On the tech side, I decided I wanted to try out Flask, which is a micro-webframework for Python. I’ve never used it but it’s pretty similar to a lot of other small web frameworks. From what I’ve garnered by using it and the examples, I don’t think it’s suited for medium to large websites, but for something as small as this it’s perfect. Using Python allowed me to use PIL for the image processing, and while PIL usually manages to piss me off, it did a decent job here.
For hosting I tried out Heroku. I used Heroku about 2 years ago for a Ruby on Rails project back when it was kind of a novel thing, but since then they’ve added support for a few other languages and have added a lot of new “add-on” features. Things went pretty smoothly, deployment-wise, though it didn’t like my id_rsa.pub file and I accidentally deployed to the wrong stack, but total time from signup to completion was probably less than an hour. Their docs are pretty good. I have mixed feelings though about Heroku in general, because it’s very expensive for things that can be free or cheap on an EC2 instance. I understand paying for convenience which is probably why Heroku is so popular, but I have a hard time imagining using it for anything bigger than a project like this, cost-wise.

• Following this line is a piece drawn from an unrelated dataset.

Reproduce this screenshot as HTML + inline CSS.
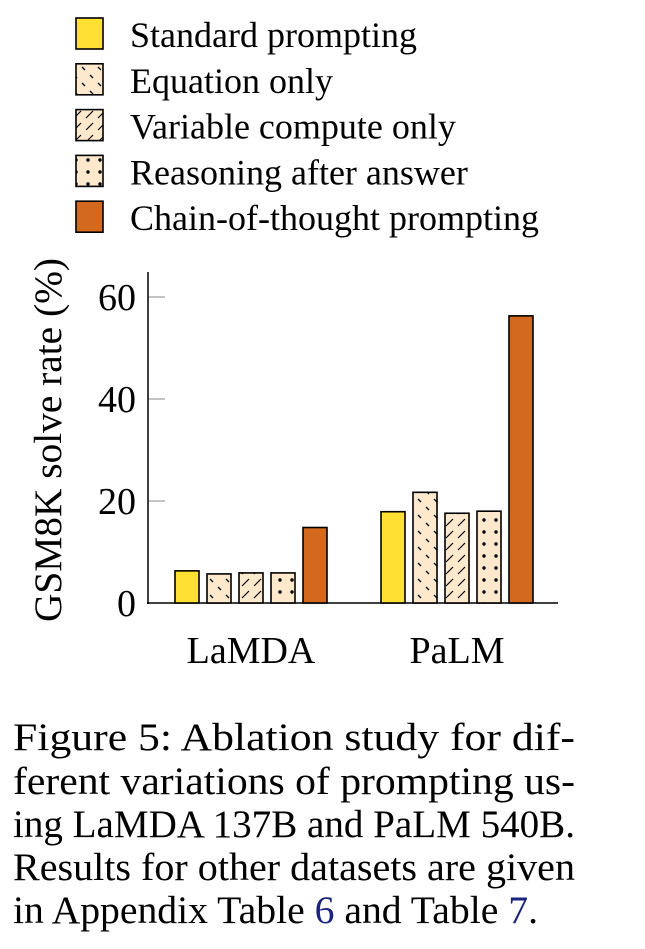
<!DOCTYPE html>
<html><head><meta charset="utf-8"><style>
html,body{margin:0;padding:0;background:#fff;}
svg{display:block;font-family:"Liberation Serif",serif;}
</style></head><body>
<svg id="chart" width="645" height="949" viewBox="0 0 645 949" xmlns="http://www.w3.org/2000/svg">
<defs>
<pattern id="pEq" width="16" height="16" patternUnits="userSpaceOnUse">
<rect width="16" height="16" fill="#ffe9cc"/>
<line x1="2" y1="3" x2="5" y2="6" stroke="#000" stroke-width="1.3"/>
<line x1="10" y1="11" x2="13" y2="14" stroke="#000" stroke-width="1.3"/>
</pattern>
<pattern id="pVar" width="12" height="12" patternUnits="userSpaceOnUse">
<rect width="12" height="12" fill="#ffe9cc"/>
<line x1="2" y1="10" x2="9" y2="3" stroke="#000" stroke-width="1.2"/>
</pattern>
<pattern id="pDot" width="12" height="12" patternUnits="userSpaceOnUse">
<rect width="12" height="12" fill="#ffe9cc"/>
<circle cx="4" cy="4" r="1.7" fill="#000"/>
</pattern>
</defs>
<g id="legend"></g>
<g id="axes"></g>
<g id="bars"></g>
<text transform="translate(61,440) rotate(-90)" text-anchor="middle" font-size="39" textLength="364" lengthAdjust="spacingAndGlyphs">GSM8K solve rate (%)</text>
<g font-size="39">
<text x="13" y="750" textLength="562" lengthAdjust="spacingAndGlyphs">Figure 5:   Ablation study for dif-</text>
<text x="13" y="794" textLength="562" lengthAdjust="spacingAndGlyphs">ferent variations of prompting us-</text>
<text x="13" y="837" textLength="562" lengthAdjust="spacingAndGlyphs">ing LaMDA 137B and PaLM 540B.</text>
<text x="13" y="880" textLength="562" lengthAdjust="spacingAndGlyphs">Results for other datasets are given</text>
<text x="13" y="923" textLength="525" lengthAdjust="spacingAndGlyphs">in Appendix Table <tspan fill="#1a237e">6</tspan> and Table <tspan fill="#1a237e">7</tspan>.</text>
</g>
</svg>
<script>
const categories = ["LaMDA", "PaLM"];
const seriesNames = ["Standard prompting", "Equation only", "Variable compute only", "Reasoning after answer", "Chain-of-thought prompting"];
const standardVals = [6.3, 17.9];
const equationVals = [5.7, 21.7];
const variableVals = [5.9, 17.6];
const reasoningVals = [5.9, 18.0];
const cotVals = [14.8, 56.3];
const yTicks = [0, 20, 40, 60];

const NS = "http://www.w3.org/2000/svg";
const fills = ["#ffe033", "url(#pEq)", "url(#pVar)", "url(#pDot)", "#d2691e"];
const series = [standardVals, equationVals, variableVals, reasoningVals, cotVals];
const y0 = 603, pxPerUnit = 5.1;
const yScale = v => y0 - v * pxPerUnit;
const groupStart = [175, 381];
const xScale = (g, s) => groupStart[g] + s * 32;
function mk(tag, attrs, parent) {
  const el = document.createElementNS(NS, tag);
  for (const k in attrs) el.setAttribute(k, attrs[k]);
  parent.appendChild(el);
  return el;
}
const legend = document.getElementById("legend");
seriesNames.forEach((n, i) => {
  const r = mk("rect", {x: 76, y: 18 + i * 45.8, width: 27, height: 31, fill: fills[i], stroke: "#000", "stroke-width": 1.6}, legend);
  
  
  const t = mk("text", {x: 130, y: 47 + i * 45.8, "font-size": 36}, legend);
  t.textContent = n;
  
  
});
const axes = document.getElementById("axes");
yTicks.forEach(v => {
  if (v > 0) {
    const l = mk("line", {x1: 148, x2: 165, y1: yScale(v), y2: yScale(v), stroke: "#888", "stroke-width": 1}, axes);
    
    
  }
  const t = mk("text", {x: 136, y: yScale(v) + 13, "text-anchor": "end", "font-size": 38}, axes);
  t.textContent = v;
  
  
});
const ya = mk("line", {x1: 148, x2: 148, y1: 272, y2: 604, stroke: "#000", "stroke-width": 1.5}, axes);


const xa = mk("line", {x1: 147, x2: 558, y1: 603, y2: 603, stroke: "#000", "stroke-width": 1.5}, axes);


categories.forEach((c, g) => {
  const t = mk("text", {x: xScale(g, 2) + 12, y: 663, "text-anchor": "middle", "font-size": 38}, axes);
  t.textContent = c;
  
  
});
const bars = document.getElementById("bars");
series.forEach((vals, s) => {
  vals.forEach((v, g) => {
    const r = mk("rect", {x: xScale(g, s), y: yScale(v), width: 24, height: y0 - yScale(v), fill: fills[s], stroke: "#000", "stroke-width": 1.6}, bars);
    
    
  });
});
</script>
</body></html>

One cool thing about this app is that it doesn’t actually save images anywhere. Each frame is base64 encoded and then embedded in an img tag. This makes the result page larger, but prevents the need for storage altogether and reduces HTTP requests substantially. As a side-effect it also prevents a malicious or ignorant user from using this service as an image host.
For the last step I think I’m going to make an “Animated GIF -> base64 encoded frames” API that other people can use, perhaps move my encoding code into it’s own module. We’ll see.
In the meantime, the site is at gif-explode.com and the source it on github.